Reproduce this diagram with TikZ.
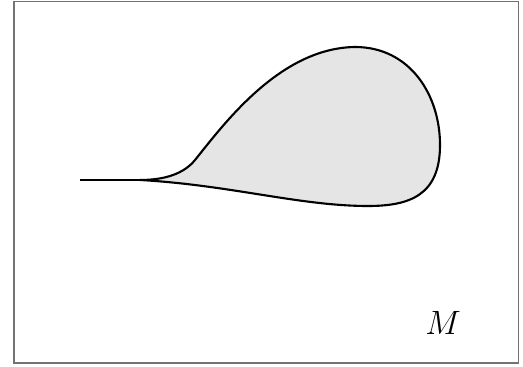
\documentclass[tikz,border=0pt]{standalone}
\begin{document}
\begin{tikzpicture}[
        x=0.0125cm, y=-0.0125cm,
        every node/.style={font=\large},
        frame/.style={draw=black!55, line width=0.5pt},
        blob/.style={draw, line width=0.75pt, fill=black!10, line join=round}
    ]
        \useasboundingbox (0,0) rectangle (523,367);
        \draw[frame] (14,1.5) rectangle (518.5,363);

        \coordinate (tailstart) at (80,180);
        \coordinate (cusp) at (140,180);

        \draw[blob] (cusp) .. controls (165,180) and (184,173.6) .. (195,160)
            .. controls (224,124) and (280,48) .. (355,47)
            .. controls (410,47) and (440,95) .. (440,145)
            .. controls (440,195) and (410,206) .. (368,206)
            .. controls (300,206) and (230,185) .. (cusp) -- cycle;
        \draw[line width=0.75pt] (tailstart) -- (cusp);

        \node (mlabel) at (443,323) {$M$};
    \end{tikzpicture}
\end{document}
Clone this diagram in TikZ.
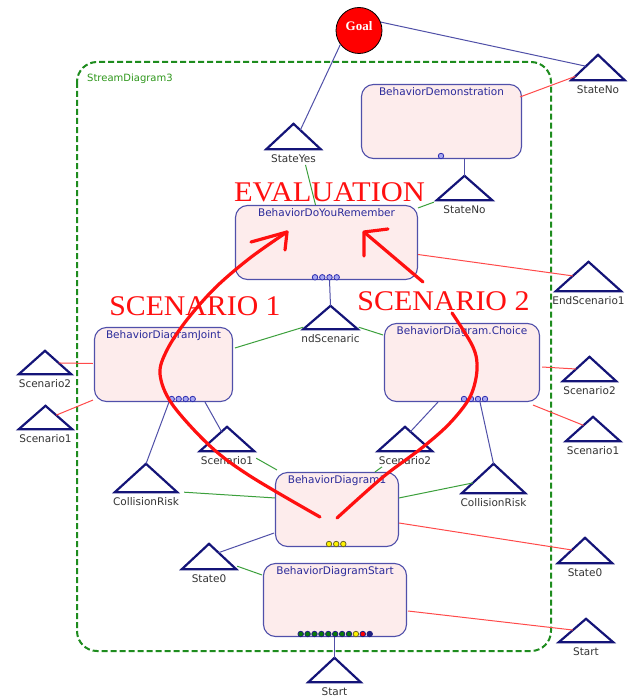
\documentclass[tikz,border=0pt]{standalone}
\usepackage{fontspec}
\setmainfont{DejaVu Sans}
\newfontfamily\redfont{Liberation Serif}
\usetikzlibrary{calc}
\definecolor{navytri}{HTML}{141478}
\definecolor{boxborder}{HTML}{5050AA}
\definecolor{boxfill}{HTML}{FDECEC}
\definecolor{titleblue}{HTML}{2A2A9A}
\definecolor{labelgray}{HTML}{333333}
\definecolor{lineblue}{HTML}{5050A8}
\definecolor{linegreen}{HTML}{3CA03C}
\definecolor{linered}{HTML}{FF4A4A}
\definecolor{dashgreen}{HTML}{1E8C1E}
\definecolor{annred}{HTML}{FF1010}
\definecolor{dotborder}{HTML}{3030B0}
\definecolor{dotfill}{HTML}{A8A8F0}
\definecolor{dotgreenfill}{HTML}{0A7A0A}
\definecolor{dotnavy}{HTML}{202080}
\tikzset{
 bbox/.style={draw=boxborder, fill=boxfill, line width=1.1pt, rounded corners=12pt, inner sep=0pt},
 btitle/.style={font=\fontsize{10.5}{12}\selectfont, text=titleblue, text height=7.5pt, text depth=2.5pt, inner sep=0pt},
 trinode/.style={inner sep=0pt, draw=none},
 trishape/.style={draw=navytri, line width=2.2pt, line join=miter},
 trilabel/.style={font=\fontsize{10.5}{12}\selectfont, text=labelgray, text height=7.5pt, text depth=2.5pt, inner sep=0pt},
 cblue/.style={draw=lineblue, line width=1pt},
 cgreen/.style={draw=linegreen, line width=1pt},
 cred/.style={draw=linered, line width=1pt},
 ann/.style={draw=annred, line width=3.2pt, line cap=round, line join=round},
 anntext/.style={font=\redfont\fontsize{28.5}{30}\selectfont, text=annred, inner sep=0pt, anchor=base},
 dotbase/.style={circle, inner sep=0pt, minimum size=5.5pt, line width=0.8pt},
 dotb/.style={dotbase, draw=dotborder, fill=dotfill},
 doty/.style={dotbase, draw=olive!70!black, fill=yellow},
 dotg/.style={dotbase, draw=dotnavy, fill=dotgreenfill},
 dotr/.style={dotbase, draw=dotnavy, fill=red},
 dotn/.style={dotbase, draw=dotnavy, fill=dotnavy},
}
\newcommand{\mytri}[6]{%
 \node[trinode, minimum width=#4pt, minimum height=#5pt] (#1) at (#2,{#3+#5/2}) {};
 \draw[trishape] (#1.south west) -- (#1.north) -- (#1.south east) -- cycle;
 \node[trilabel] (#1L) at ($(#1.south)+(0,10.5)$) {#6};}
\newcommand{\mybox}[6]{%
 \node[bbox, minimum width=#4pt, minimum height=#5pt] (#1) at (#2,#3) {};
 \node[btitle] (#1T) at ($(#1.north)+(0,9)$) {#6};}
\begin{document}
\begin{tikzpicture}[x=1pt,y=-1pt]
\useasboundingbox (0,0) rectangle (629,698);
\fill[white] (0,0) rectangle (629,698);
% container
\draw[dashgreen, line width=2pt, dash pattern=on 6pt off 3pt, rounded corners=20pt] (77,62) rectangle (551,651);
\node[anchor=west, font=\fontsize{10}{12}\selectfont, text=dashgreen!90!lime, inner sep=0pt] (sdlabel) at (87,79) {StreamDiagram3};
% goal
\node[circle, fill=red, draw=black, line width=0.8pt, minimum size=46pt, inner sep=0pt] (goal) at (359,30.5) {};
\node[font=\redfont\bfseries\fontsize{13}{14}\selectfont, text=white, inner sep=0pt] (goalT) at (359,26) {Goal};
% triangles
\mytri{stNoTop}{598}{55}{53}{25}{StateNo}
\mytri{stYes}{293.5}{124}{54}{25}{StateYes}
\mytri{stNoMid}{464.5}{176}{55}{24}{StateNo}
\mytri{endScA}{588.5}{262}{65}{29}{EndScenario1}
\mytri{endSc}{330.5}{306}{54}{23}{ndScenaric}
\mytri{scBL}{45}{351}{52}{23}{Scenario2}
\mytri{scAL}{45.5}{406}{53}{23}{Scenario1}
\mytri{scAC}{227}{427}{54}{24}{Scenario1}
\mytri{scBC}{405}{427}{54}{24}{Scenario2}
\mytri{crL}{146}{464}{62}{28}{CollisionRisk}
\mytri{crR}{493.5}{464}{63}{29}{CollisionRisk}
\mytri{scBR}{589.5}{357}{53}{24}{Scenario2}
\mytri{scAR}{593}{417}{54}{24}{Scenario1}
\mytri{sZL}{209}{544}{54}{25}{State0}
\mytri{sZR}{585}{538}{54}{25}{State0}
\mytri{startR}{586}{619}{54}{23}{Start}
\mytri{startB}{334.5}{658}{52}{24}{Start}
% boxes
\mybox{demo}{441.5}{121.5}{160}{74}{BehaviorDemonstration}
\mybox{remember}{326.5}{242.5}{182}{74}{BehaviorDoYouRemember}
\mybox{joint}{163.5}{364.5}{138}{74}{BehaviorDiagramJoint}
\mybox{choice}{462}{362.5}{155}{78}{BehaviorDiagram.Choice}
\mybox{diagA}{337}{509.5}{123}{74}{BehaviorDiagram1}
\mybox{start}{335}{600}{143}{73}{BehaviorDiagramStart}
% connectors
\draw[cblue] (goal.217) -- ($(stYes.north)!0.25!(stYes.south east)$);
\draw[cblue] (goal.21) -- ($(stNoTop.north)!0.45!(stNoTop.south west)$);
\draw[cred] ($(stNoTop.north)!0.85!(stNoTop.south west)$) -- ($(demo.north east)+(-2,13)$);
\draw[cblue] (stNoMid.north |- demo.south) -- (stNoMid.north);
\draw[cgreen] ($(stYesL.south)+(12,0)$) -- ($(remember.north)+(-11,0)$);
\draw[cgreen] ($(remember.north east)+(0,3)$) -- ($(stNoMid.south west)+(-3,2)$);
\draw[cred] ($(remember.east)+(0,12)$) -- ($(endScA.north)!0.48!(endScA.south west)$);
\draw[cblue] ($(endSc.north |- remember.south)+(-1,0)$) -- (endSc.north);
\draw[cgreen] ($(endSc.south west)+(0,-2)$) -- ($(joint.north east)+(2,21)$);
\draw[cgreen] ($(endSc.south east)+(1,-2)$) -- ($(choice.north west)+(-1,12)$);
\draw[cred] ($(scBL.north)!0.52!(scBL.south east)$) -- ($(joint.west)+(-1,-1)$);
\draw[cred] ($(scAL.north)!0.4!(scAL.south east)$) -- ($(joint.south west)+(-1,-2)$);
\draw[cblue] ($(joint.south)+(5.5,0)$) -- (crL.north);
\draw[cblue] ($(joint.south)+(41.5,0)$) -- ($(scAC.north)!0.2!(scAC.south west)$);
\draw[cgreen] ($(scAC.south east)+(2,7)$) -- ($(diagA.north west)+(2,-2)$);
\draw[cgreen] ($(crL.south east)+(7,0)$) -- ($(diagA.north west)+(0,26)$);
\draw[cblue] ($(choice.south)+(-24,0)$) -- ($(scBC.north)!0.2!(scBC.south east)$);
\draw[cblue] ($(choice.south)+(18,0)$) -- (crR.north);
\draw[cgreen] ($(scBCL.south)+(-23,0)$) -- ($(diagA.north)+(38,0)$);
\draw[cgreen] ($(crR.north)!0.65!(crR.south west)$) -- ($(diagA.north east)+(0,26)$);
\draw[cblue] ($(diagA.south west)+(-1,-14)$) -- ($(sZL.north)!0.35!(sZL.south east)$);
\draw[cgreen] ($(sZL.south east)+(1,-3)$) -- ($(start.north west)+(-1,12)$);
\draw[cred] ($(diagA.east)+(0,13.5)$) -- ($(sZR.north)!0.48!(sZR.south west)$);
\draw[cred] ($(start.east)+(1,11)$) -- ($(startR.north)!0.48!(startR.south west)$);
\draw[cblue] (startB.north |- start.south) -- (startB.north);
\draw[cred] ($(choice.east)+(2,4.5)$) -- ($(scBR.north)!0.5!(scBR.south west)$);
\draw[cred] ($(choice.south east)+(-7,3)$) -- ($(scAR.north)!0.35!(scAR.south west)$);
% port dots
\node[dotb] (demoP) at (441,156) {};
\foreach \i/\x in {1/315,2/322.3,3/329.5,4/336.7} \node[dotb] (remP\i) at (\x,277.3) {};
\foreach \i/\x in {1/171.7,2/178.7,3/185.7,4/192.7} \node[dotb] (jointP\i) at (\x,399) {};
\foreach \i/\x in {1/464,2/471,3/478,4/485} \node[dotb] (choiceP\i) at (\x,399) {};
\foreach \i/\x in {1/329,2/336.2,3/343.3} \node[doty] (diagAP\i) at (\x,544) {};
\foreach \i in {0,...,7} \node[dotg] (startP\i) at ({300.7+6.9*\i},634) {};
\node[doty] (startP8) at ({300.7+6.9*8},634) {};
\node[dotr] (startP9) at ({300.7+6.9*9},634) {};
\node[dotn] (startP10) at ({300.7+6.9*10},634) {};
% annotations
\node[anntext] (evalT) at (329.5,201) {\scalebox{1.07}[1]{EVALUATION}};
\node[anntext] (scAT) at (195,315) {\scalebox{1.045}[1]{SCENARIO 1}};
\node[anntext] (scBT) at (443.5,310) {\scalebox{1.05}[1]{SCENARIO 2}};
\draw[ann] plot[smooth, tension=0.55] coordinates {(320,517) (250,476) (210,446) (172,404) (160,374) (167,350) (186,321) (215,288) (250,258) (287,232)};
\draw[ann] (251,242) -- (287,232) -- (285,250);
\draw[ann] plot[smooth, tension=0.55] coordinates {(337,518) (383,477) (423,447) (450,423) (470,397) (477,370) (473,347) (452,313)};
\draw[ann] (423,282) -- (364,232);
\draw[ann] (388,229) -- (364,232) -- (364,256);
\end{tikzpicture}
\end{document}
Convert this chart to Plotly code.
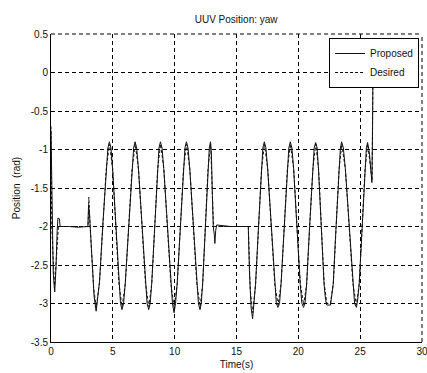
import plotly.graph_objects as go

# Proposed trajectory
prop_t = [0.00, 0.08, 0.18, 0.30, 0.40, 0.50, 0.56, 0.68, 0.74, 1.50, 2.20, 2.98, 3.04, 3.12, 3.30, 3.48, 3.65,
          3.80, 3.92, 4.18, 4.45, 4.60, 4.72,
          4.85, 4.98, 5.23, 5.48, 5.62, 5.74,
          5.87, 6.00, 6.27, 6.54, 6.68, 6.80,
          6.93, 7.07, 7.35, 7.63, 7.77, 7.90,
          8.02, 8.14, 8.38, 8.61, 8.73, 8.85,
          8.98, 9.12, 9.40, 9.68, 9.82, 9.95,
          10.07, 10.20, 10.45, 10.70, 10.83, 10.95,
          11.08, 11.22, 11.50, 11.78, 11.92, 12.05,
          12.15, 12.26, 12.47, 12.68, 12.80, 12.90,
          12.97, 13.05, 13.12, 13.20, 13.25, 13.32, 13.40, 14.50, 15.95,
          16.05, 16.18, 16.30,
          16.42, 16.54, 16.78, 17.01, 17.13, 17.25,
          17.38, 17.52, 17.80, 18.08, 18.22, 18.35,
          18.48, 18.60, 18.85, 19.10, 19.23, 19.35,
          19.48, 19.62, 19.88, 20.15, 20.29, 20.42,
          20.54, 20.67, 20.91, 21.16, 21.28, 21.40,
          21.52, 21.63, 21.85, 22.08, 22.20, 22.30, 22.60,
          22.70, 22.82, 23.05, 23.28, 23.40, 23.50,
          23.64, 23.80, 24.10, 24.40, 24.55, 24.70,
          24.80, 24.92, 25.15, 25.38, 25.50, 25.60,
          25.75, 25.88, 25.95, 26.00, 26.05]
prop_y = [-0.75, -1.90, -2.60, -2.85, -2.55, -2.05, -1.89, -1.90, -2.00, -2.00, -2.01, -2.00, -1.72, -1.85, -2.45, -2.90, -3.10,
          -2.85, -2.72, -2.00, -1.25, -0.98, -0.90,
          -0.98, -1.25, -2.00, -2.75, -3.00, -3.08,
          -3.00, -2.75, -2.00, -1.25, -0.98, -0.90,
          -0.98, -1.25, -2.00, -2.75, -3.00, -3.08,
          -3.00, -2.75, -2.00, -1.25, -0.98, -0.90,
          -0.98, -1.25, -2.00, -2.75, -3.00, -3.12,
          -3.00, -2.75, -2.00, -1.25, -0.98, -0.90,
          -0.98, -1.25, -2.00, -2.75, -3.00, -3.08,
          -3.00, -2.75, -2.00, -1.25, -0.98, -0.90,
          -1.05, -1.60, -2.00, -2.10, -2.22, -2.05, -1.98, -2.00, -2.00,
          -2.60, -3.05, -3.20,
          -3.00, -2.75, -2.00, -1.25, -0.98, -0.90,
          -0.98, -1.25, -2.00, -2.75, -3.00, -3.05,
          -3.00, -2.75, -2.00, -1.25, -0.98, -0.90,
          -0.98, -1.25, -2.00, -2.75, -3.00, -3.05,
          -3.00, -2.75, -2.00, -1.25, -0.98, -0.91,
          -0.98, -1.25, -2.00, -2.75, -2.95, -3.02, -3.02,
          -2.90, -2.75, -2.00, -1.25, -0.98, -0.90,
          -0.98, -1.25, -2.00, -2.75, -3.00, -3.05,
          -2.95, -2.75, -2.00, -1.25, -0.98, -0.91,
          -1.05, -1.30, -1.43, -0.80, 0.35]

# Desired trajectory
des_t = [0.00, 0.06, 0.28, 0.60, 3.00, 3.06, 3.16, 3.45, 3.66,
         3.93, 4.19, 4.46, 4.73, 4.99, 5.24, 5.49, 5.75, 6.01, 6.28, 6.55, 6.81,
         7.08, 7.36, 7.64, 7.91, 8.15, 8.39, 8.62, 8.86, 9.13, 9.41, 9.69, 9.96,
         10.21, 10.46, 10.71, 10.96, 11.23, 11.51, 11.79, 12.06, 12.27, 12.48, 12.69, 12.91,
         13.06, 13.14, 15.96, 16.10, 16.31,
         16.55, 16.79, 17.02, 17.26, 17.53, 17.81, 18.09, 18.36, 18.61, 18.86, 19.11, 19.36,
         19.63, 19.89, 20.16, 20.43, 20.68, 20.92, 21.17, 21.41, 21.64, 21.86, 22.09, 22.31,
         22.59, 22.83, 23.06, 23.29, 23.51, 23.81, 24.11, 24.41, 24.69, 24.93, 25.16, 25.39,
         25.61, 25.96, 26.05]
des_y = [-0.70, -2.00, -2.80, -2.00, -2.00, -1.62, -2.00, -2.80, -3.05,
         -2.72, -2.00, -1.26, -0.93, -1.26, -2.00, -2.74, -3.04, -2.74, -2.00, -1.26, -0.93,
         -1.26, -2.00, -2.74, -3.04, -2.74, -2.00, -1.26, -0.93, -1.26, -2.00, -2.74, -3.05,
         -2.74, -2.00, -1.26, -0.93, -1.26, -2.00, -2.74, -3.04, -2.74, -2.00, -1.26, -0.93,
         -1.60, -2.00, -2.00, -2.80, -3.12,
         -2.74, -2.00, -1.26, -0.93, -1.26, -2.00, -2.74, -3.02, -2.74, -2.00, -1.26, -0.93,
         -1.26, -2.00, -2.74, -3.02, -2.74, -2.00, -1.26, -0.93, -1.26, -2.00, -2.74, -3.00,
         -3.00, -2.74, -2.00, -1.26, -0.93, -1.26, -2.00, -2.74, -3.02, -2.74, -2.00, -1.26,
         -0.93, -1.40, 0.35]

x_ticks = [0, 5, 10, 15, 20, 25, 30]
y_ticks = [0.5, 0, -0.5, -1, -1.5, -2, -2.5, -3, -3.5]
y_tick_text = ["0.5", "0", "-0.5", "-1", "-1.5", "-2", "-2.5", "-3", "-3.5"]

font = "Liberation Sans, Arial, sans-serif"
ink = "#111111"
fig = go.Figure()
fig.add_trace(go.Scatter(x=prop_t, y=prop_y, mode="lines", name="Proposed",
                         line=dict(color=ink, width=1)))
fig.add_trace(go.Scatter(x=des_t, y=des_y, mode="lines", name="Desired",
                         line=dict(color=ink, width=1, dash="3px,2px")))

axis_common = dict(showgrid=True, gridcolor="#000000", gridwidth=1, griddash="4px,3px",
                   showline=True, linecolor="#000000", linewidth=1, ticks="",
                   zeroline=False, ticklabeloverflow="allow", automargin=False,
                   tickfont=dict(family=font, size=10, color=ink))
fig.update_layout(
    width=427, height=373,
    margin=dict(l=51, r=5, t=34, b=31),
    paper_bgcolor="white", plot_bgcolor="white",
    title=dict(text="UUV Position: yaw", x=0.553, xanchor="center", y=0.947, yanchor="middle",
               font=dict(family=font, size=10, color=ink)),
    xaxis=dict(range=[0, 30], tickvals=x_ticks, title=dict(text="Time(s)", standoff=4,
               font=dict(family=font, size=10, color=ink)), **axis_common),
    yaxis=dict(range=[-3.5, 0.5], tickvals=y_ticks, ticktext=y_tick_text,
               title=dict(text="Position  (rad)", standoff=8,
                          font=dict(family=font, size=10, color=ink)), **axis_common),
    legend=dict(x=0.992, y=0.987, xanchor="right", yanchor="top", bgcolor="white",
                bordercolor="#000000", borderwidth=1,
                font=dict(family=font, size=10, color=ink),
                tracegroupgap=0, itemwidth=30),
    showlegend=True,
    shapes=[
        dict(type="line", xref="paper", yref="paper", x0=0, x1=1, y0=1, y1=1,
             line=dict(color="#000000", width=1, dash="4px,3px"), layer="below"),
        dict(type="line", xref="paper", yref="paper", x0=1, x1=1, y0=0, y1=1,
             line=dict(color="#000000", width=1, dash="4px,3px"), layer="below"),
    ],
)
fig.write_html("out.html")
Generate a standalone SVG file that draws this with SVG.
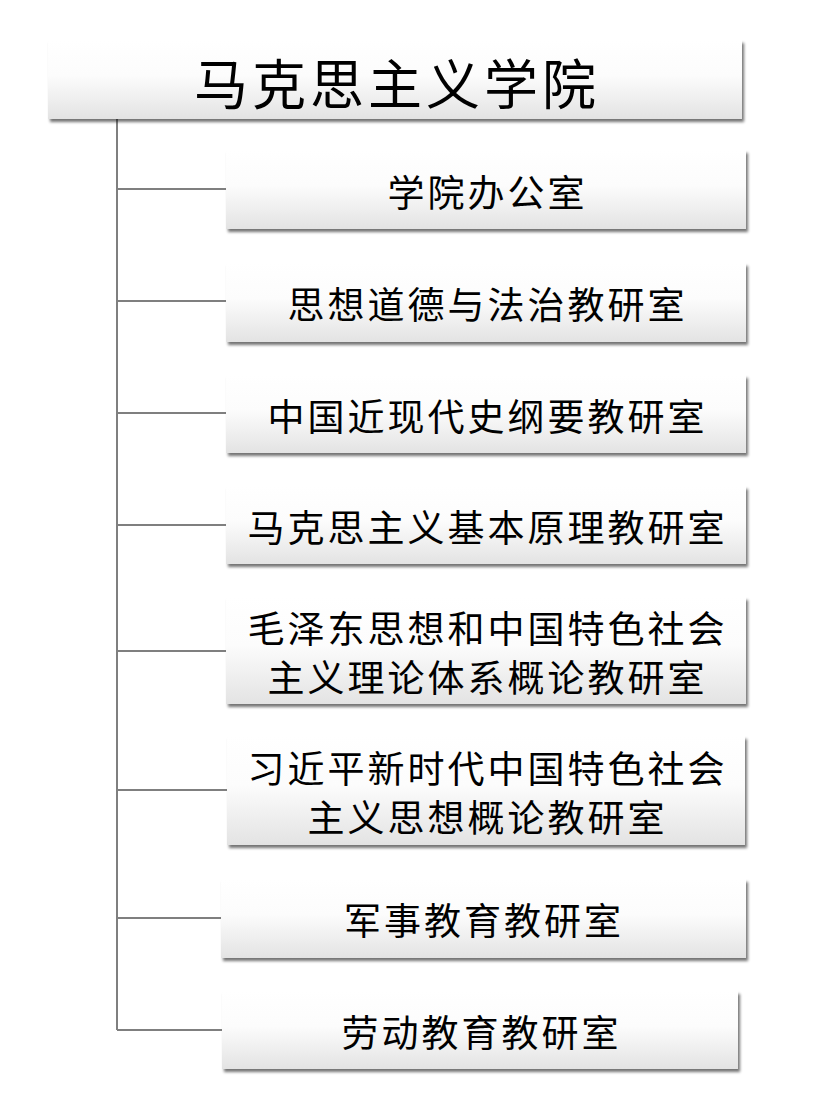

###

* Instructions for the task: Show the lines of the records that include the string "with".

* Solution to this exercise:
Reproduce this diagram with TikZ.
Generate a standalone SVG file that draws this with SVG.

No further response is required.